A new necessity has been framed into the response to the economic crisis, which equates ‘job creation’ and ‘Australia’s economic recovery’ with accelerated deregulation of the terms and conditions of work. The idea of meaningful, secure work is subordinated to this necessity, with employment protections that are proposed to be modified by the Fair Work Amendment (Supporting Australia’s Jobs and Economic Recovery) Bill 2020 reframed as impediments to job creation and economic recovery.

Conclusion

This article has analysed policy discourses framing independent, fragmented and remote work, individualised and entrepreneurial workers, flexible work relations, and increased business agility as the future of work. These framings are applied to key aspects of the Australian Government’s COVID-19 pandemic response in relation to support provided to workers and business, and its vision for a restructured, post-pandemic economy.

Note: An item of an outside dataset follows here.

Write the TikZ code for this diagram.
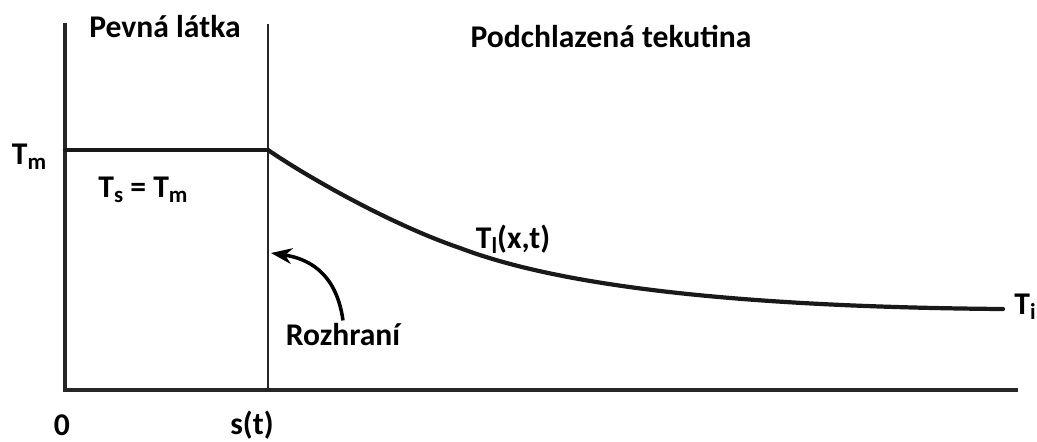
\documentclass[tikz,border=0pt]{standalone}
\usepackage{fontspec}
\setmainfont{Carlito}
\usetikzlibrary{arrows.meta,positioning}

\tikzset{
    lbl/.style={font=\bfseries\fontsize{18}{20}\selectfont, inner sep=0pt},
    axis/.style={line width=1.8pt, black!85},
    temp/.style={line width=2.4pt, black!90, line cap=round}
}
\newcommand{\idx}[1]{\raisebox{-0.35ex}{\fontsize{13}{13}\selectfont #1}}

\begin{document}
\begin{tikzpicture}[x=0.02cm, y=-0.02cm]
	\useasboundingbox (0,0) rectangle (1037,441);
	
	% axes and interface
	\coordinate (o) at (65,390);
	\coordinate (top) at (65,23);
	\coordinate (end) at (1018,390);
	\coordinate (s) at (268,390);
	\coordinate (stop) at (268,24);
	\draw[axis] (top) -- (o) -- (end);
	\draw[axis, line width=2.4pt] (top) -- (o);
	\draw[axis, line width=1.4pt] (s) -- (stop);
	
	% temperature profile
	\coordinate (m) at (65,150);
	\coordinate (sm) at (268,150);
	\coordinate (mid) at (460,248);
	\coordinate (inf) at (1003,309);
	\draw[temp] (m) -- (sm);
	\draw[temp] (sm) .. controls (312,180) and (395,226) .. (mid)
	            .. controls (565,288) and (750,307) .. (inf);
	
	% labels
	\node[lbl] (solid) at (165,27) {Pevná látka};
	\node[lbl] (liquid) at (611,36) {Podchlazená tekutina};
	\node[lbl] (tm) at (29,157) {T\idx{m}};
	\node[lbl] (ts) at (143,190) {T\idx{s} = T\idx{m}};
	\node[lbl] (tl) at (513,239) {T\idx{l}(x,t)};
	\node[lbl] (ti) at (1025,307) {T\idx{i}};
	\node[lbl] (front) at (343,335) {Rozhraní};
	\node[lbl] (zero) at (62,425) {0};
	\node[lbl] (st) at (252,425) {s(t)};
	
	% arrow to interface
	\coordinate (tip) at (271,253);
	\draw[line width=2pt, -{Stealth[length=12pt, width=9pt]}] (front.north) ++(0,-3) .. controls (336,270) and (305,258) .. (tip);
	
\end{tikzpicture}
\end{document}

In both the ‘future of work’ and ‘crisis’ discourses, workers’ experiences and needs are overlooked, in favour of constructions of opportunity and entrepreneurialism. Business requirements are central to this discourse, positioned as being beneficial for society and workers, through a claimed association between productivity and job creation. Increasing business flexibility through the disaggregation of work and the digitisation and proliferation of remote work are framed as essential measures to enable greater efficiency and productivity. Agile businesses and disaggregated, flexible work which adapts to business needs are framed as the inevitable future of work, with the contradiction between ‘flexible workforce’ and ‘job creation’ obscured by indeterminate use of the word ‘job’.

These framings of workers, work and business as the cornerstone of social prosperity underlie the Australian Government responses to the COVID-19 pandemic and subsequent loss of employment. JobKeeper and JobSeeker prioritised people employed in permanent, full-time and part-time roles, while casual workers and independent workers, who comprise a substantial proportion of employees in the most-affected industries, including tourism, arts and culture, and retail and hospitality, were encouraged to stay job-ready and develop the skills business will need in a post-COVID future.

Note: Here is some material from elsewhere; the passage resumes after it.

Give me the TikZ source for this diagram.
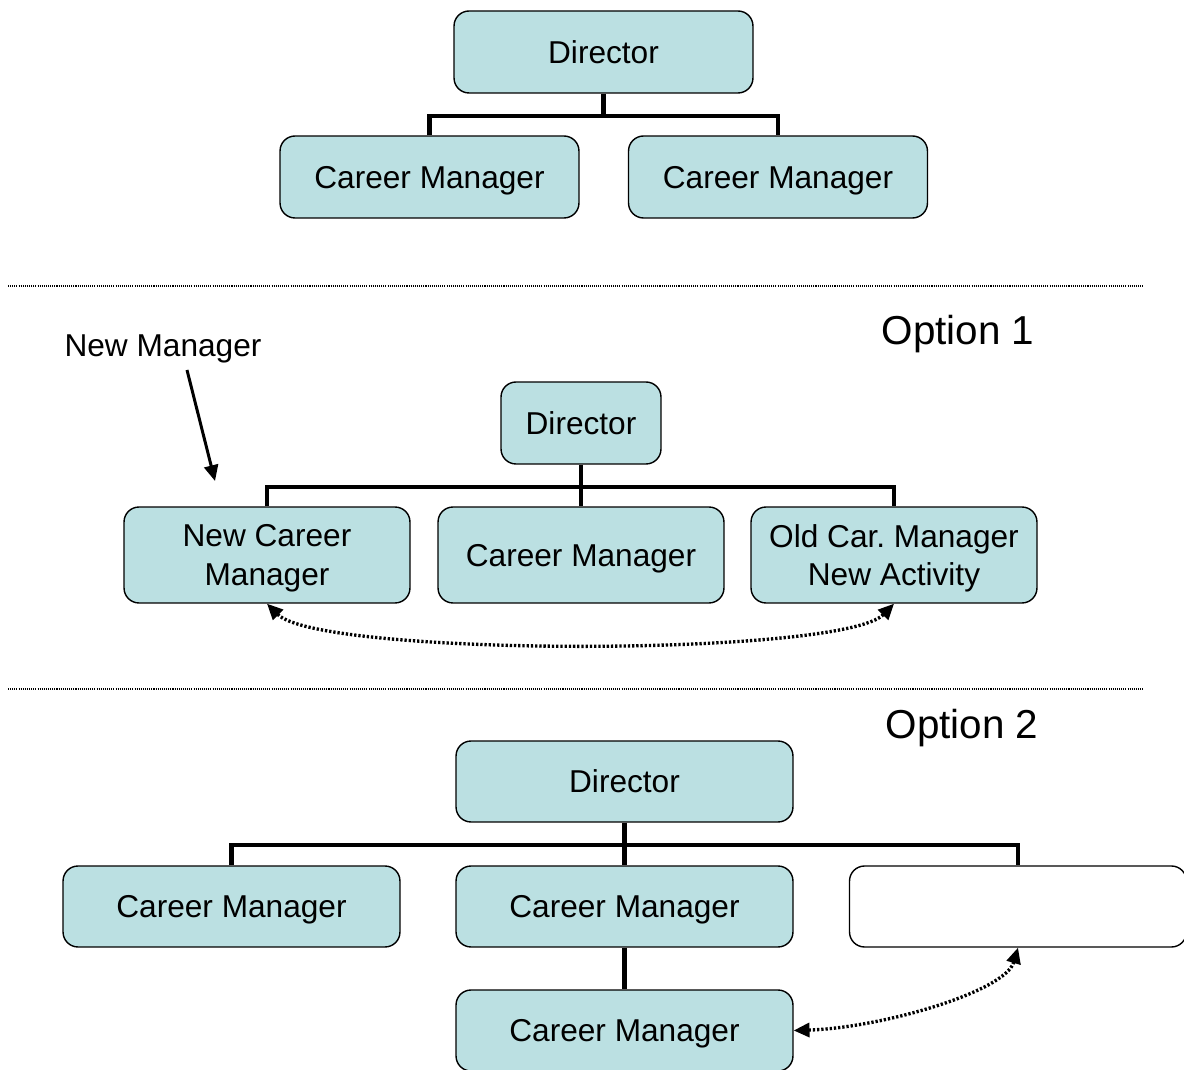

CDA of government announcements in the context of ongoing changes to work modes illuminates irreconcilable tensions between further labour market deregulation and social prosperity. It highlights the superimposition of a construct of business-as-citizen obscuring the conflation of productivity and profitability, and private and public interests. Finally, it indicates the overarching rationalisation as achieved through ambiguous reference to ‘job creation’ as the inevitable outcome of a business-friendly regulatory environment.

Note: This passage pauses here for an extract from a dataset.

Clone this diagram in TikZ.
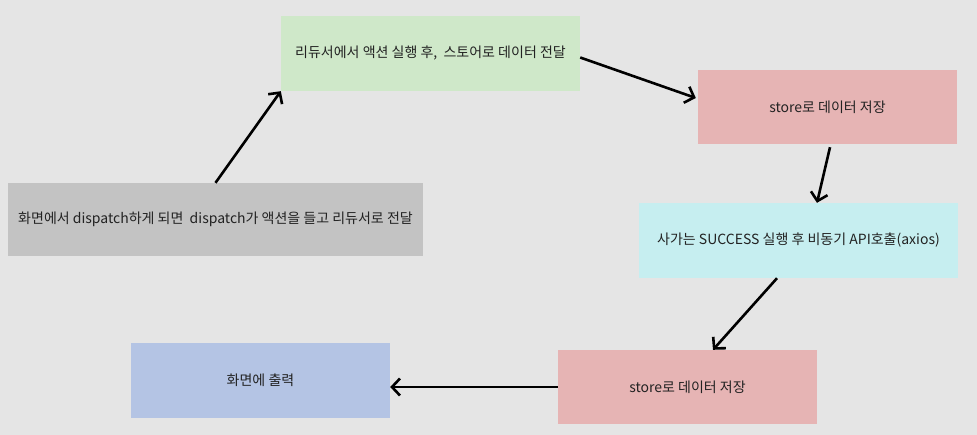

In light of this analysis, the Government appears to be capitalising on the uncertainty created by the crisis to facilitate a further shift in power in employment relations towards business, positioning impediments to business prosperity, such as labour and environmental regulation and taxation as requiring change, to allow business to ‘go faster’, in the assumption that this acceleration will propel Australia’s economic recovery, leading to jobs growth. The deregulation of labour markets and proliferation of casual and gig work in Australia continues the shift in the balance of power towards business over the past three decades, with considerable consequences for socially and economically marginalised citizens.

Funding

The author(s) received no financial support for the research, authorship and/or publication of this article.

Footnotes

Declaration of conflicting interests

The author(s) declared no potential conflicts of interest with respect to the research, authorship and/or publication of this article.